--- Given information ---

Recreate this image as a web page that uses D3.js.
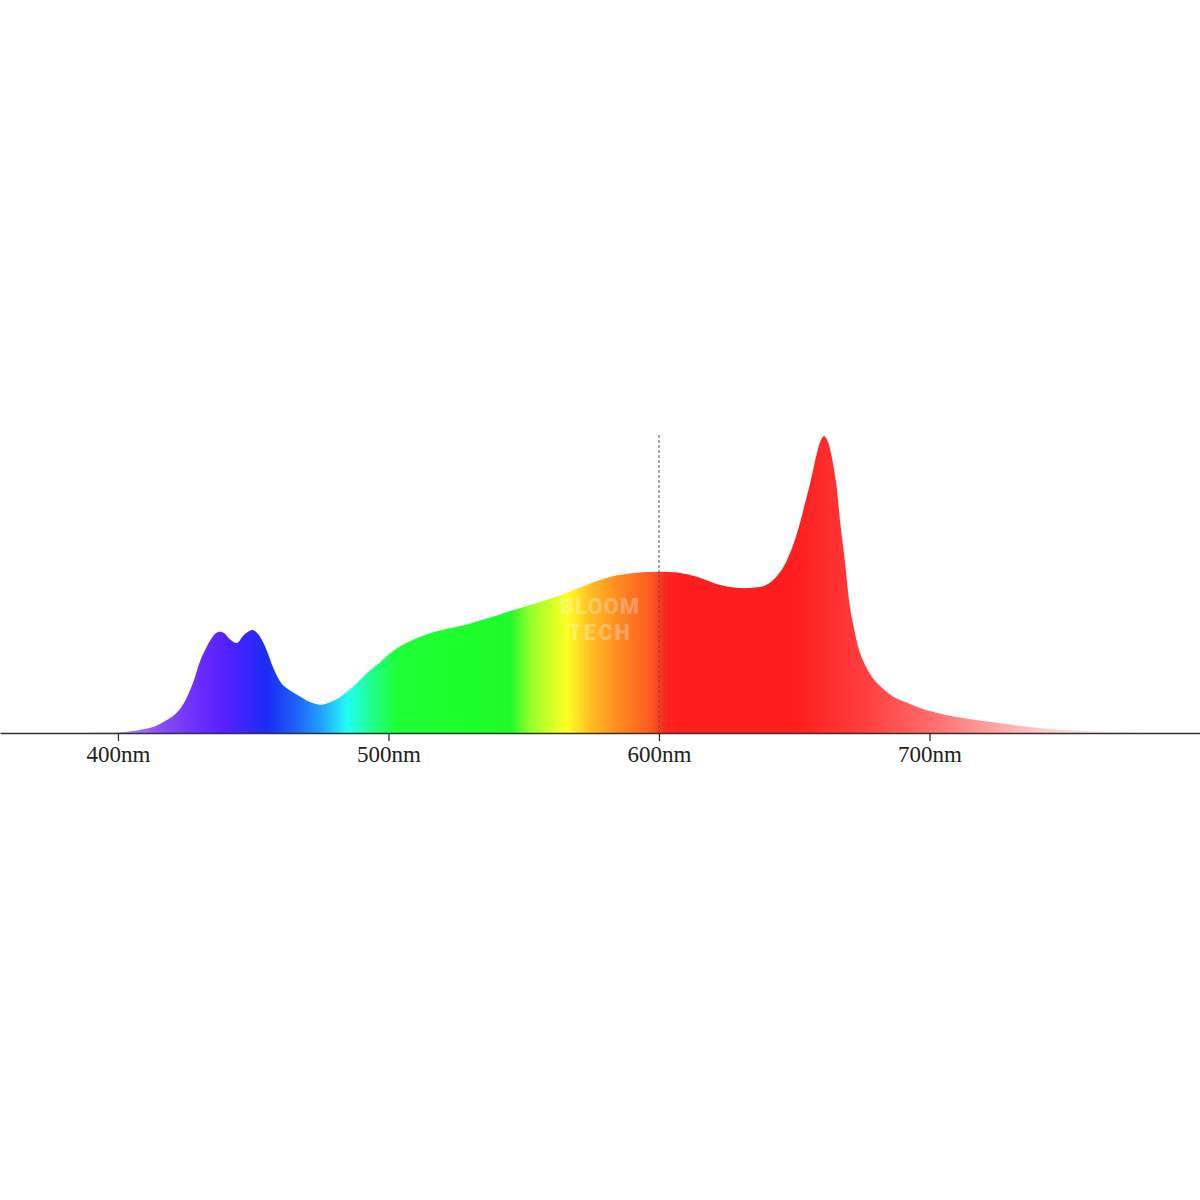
<!DOCTYPE html>
<html>
<head>
<meta charset="utf-8">
<script src="https://cdn.jsdelivr.net/npm/d3@7"></script>
<style>
  html, body { margin: 0; padding: 0; background: #ffffff; }
  svg { display: block; }
</style>
</head>
<body>
<svg id="chart" width="1200" height="1200"></svg>
<script>
// wavelength (nm)
const wavelengths = [356.4, 378.6, 393.4, 400.0, 405.6, 413.0, 417.4, 421.8, 424.8, 427.8,
  430.3, 434.0, 436.3, 437.7, 439.2, 441.4, 444.0, 446.2, 448.4, 449.9,
  451.8, 453.6, 455.5, 457.3, 459.2, 460.7, 463.6, 467.3, 471.0, 474.0,
  475.8, 479.1, 483.2, 487.6, 492.1, 496.9, 500.6, 504.3, 509.1, 515.4,
  521.7, 528.3, 533.9, 540.1, 546.0, 552.3, 558.6, 565.3, 570.8, 577.1,
  583.0, 589.3, 595.6, 600.0, 604.1, 607.8, 614.1, 620.0, 625.2, 630.0,
  634.4, 638.5, 641.8, 644.8, 647.3, 649.6, 652.2, 654.0, 655.9, 657.7,
  658.8, 659.9, 661.0, 662.1, 663.2, 665.5, 666.9, 668.8, 670.6, 672.5,
  674.3, 677.3, 680.6, 686.5, 692.8, 699.1, 711.3, 723.5, 736.1, 748.3,
  760.5, 781.5, 800.0];
// relative intensity (%)
const intensity = [0, 0, 0.1, 0.2, 0.7, 2.0, 4.0, 6.9, 10.8, 17.0,
  24.0, 31.0, 33.7, 34.1, 33.7, 31.6, 30.3, 32.7, 34.3, 34.7,
  33.3, 30.6, 26.6, 22.2, 18.5, 16.4, 14.3, 12.3, 10.4, 9.6,
  9.6, 10.6, 12.8, 16.2, 20.2, 23.8, 26.8, 29.2, 31.4, 33.6,
  35.1, 36.4, 37.9, 39.6, 41.3, 43.1, 44.9, 47.0, 49.0, 51.2,
  52.8, 53.7, 54.2, 54.3, 54.2, 53.9, 52.6, 50.6, 49.3, 48.8,
  48.9, 49.4, 51.2, 54.2, 58.2, 63.3, 71.0, 77.4, 84.2, 91.6,
  95.6, 98.7, 100, 98.8, 95.8, 84.2, 71.7, 57.2, 42.4, 33.4,
  27.0, 21.0, 16.8, 12.3, 9.8, 7.7, 5.2, 3.6, 2.1, 1.1,
  0.6, 0.2, 0];

// spectrum colour stops
const stopNm = [395, 415, 430, 440, 455, 465, 475, 485, 495, 503, 530, 545, 553, 566, 575, 585, 597, 602, 607, 650, 675, 700, 720, 745, 780];
const stopColors = ["#c8a8ff", "#8a50f8", "#6a2cff", "#5520ff", "#1a2cf5", "#1e5cf8", "#22a0ff", "#20fff0", "#20ff80", "#1eff38",
  "#1dff2a", "#20fa2a", "#9cff2a", "#ffff22", "#ffbb22", "#ff8a22", "#ff5a20", "#ff2820", "#ff1e1e", "#ff1e1e",
  "#ff3c3c", "#ff6a6a", "#ff9a9a", "#ffd0d0", "#ffffff"];

const tickValues = [400, 500, 600, 700];
const markerNm = 600;
const watermarkLines = ["BLOOM", "TECH"];

const data = wavelengths.map((w, i) => ({ w, v: intensity[i] }));

const svg = d3.select("#chart");
const x = d3.scaleLinear().domain([356.4, 800]).range([0, 1200]);
const y = d3.scaleLinear().domain([0, 100]).range([733, 436]);

const defs = svg.append("defs");
const grad = defs.append("linearGradient")
  .attr("id", "spec")
  .attr("gradientUnits", "userSpaceOnUse")
  .attr("x1", 0).attr("x2", 1200).attr("y1", 0).attr("y2", 0);
stopNm.forEach((nm, i) => {
  grad.append("stop")
    .attr("offset", x(nm) / 1200)
    .attr("stop-color", stopColors[i]);
});

const area = d3.area()
  .x(d => x(d.w))
  .y0(y(0))
  .y1(d => y(d.v))
  .curve(d3.curveCatmullRom.alpha(0.5));

svg.append("path")
  .datum(data)
  .attr("d", area)
  .attr("fill", "url(#spec)");

// watermark
const wm = svg.append("g").attr("fill", "#ffffff").attr("fill-opacity", 0.28)
  .attr("font-family", "Roboto, 'DejaVu Sans', sans-serif").attr("font-weight", 900);
wm.append("text").attr("x", 600).attr("y", 614).attr("text-anchor", "middle")
  .attr("font-size", 22).attr("letter-spacing", 1).text(watermarkLines[0]);
wm.append("text").attr("x", 600).attr("y", 640).attr("text-anchor", "middle")
  .attr("font-size", 22).attr("letter-spacing", 2).text(watermarkLines[1]);

// axis
const axis = d3.axisBottom(x)
  .tickValues(tickValues)
  .tickSize(8)
  .tickSizeOuter(0)
  .tickPadding(5)
  .tickFormat(d => d + "nm");

const gAxis = svg.append("g")
  .attr("transform", `translate(0,${y(0)})`)
  .call(axis);
gAxis.select(".domain").attr("stroke", "#333").attr("stroke-width", 1.3);
gAxis.selectAll(".tick line").attr("stroke", "#333").attr("stroke-width", 1.3);
gAxis.selectAll(".tick text")
  .attr("fill", "#222")
  .attr("font-family", "'Liberation Serif', 'Times New Roman', serif")
  .attr("font-size", 23);

// dashed marker line at 600nm
svg.append("line")
  .attr("x1", x(markerNm)).attr("x2", x(markerNm))
  .attr("y1", 435).attr("y2", y(0))
  .attr("stroke", "#555")
  .attr("stroke-width", 1)
  .attr("stroke-dasharray", "3,2");
</script>
</body>
</html>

---

→ What to produce: Write the listing above out again exactly, dropping each image.

→ Result of this exercise:
Recreate this image as a web page that uses D3.js.
<!DOCTYPE html>
<html>
<head>
<meta charset="utf-8">
<script src="https://cdn.jsdelivr.net/npm/d3@7"></script>
<style>
  html, body { margin: 0; padding: 0; background: #ffffff; }
  svg { display: block; }
</style>
</head>
<body>
<svg id="chart" width="1200" height="1200"></svg>
<script>
// wavelength (nm)
const wavelengths = [356.4, 378.6, 393.4, 400.0, 405.6, 413.0, 417.4, 421.8, 424.8, 427.8,
  430.3, 434.0, 436.3, 437.7, 439.2, 441.4, 444.0, 446.2, 448.4, 449.9,
  451.8, 453.6, 455.5, 457.3, 459.2, 460.7, 463.6, 467.3, 471.0, 474.0,
  475.8, 479.1, 483.2, 487.6, 492.1, 496.9, 500.6, 504.3, 509.1, 515.4,
  521.7, 528.3, 533.9, 540.1, 546.0, 552.3, 558.6, 565.3, 570.8, 577.1,
  583.0, 589.3, 595.6, 600.0, 604.1, 607.8, 614.1, 620.0, 625.2, 630.0,
  634.4, 638.5, 641.8, 644.8, 647.3, 649.6, 652.2, 654.0, 655.9, 657.7,
  658.8, 659.9, 661.0, 662.1, 663.2, 665.5, 666.9, 668.8, 670.6, 672.5,
  674.3, 677.3, 680.6, 686.5, 692.8, 699.1, 711.3, 723.5, 736.1, 748.3,
  760.5, 781.5, 800.0];
// relative intensity (%)
const intensity = [0, 0, 0.1, 0.2, 0.7, 2.0, 4.0, 6.9, 10.8, 17.0,
  24.0, 31.0, 33.7, 34.1, 33.7, 31.6, 30.3, 32.7, 34.3, 34.7,
  33.3, 30.6, 26.6, 22.2, 18.5, 16.4, 14.3, 12.3, 10.4, 9.6,
  9.6, 10.6, 12.8, 16.2, 20.2, 23.8, 26.8, 29.2, 31.4, 33.6,
  35.1, 36.4, 37.9, 39.6, 41.3, 43.1, 44.9, 47.0, 49.0, 51.2,
  52.8, 53.7, 54.2, 54.3, 54.2, 53.9, 52.6, 50.6, 49.3, 48.8,
  48.9, 49.4, 51.2, 54.2, 58.2, 63.3, 71.0, 77.4, 84.2, 91.6,
  95.6, 98.7, 100, 98.8, 95.8, 84.2, 71.7, 57.2, 42.4, 33.4,
  27.0, 21.0, 16.8, 12.3, 9.8, 7.7, 5.2, 3.6, 2.1, 1.1,
  0.6, 0.2, 0];

// spectrum colour stops
const stopNm = [395, 415, 430, 440, 455, 465, 475, 485, 495, 503, 530, 545, 553, 566, 575, 585, 597, 602, 607, 650, 675, 700, 720, 745, 780];
const stopColors = ["#c8a8ff", "#8a50f8", "#6a2cff", "#5520ff", "#1a2cf5", "#1e5cf8", "#22a0ff", "#20fff0", "#20ff80", "#1eff38",
  "#1dff2a", "#20fa2a", "#9cff2a", "#ffff22", "#ffbb22", "#ff8a22", "#ff5a20", "#ff2820", "#ff1e1e", "#ff1e1e",
  "#ff3c3c", "#ff6a6a", "#ff9a9a", "#ffd0d0", "#ffffff"];

const tickValues = [400, 500, 600, 700];
const markerNm = 600;
const watermarkLines = ["BLOOM", "TECH"];

const data = wavelengths.map((w, i) => ({ w, v: intensity[i] }));

const svg = d3.select("#chart");
const x = d3.scaleLinear().domain([356.4, 800]).range([0, 1200]);
const y = d3.scaleLinear().domain([0, 100]).range([733, 436]);

const defs = svg.append("defs");
const grad = defs.append("linearGradient")
  .attr("id", "spec")
  .attr("gradientUnits", "userSpaceOnUse")
  .attr("x1", 0).attr("x2", 1200).attr("y1", 0).attr("y2", 0);
stopNm.forEach((nm, i) => {
  grad.append("stop")
    .attr("offset", x(nm) / 1200)
    .attr("stop-color", stopColors[i]);
});

const area = d3.area()
  .x(d => x(d.w))
  .y0(y(0))
  .y1(d => y(d.v))
  .curve(d3.curveCatmullRom.alpha(0.5));

svg.append("path")
  .datum(data)
  .attr("d", area)
  .attr("fill", "url(#spec)");

// watermark
const wm = svg.append("g").attr("fill", "#ffffff").attr("fill-opacity", 0.28)
  .attr("font-family", "Roboto, 'DejaVu Sans', sans-serif").attr("font-weight", 900);
wm.append("text").attr("x", 600).attr("y", 614).attr("text-anchor", "middle")
  .attr("font-size", 22).attr("letter-spacing", 1).text(watermarkLines[0]);
wm.append("text").attr("x", 600).attr("y", 640).attr("text-anchor", "middle")
  .attr("font-size", 22).attr("letter-spacing", 2).text(watermarkLines[1]);

// axis
const axis = d3.axisBottom(x)
  .tickValues(tickValues)
  .tickSize(8)
  .tickSizeOuter(0)
  .tickPadding(5)
  .tickFormat(d => d + "nm");

const gAxis = svg.append("g")
  .attr("transform", `translate(0,${y(0)})`)
  .call(axis);
gAxis.select(".domain").attr("stroke", "#333").attr("stroke-width", 1.3);
gAxis.selectAll(".tick line").attr("stroke", "#333").attr("stroke-width", 1.3);
gAxis.selectAll(".tick text")
  .attr("fill", "#222")
  .attr("font-family", "'Liberation Serif', 'Times New Roman', serif")
  .attr("font-size", 23);

// dashed marker line at 600nm
svg.append("line")
  .attr("x1", x(markerNm)).attr("x2", x(markerNm))
  .attr("y1", 435).attr("y2", y(0))
  .attr("stroke", "#555")
  .attr("stroke-width", 1)
  .attr("stroke-dasharray", "3,2");
</script>
</body>
</html>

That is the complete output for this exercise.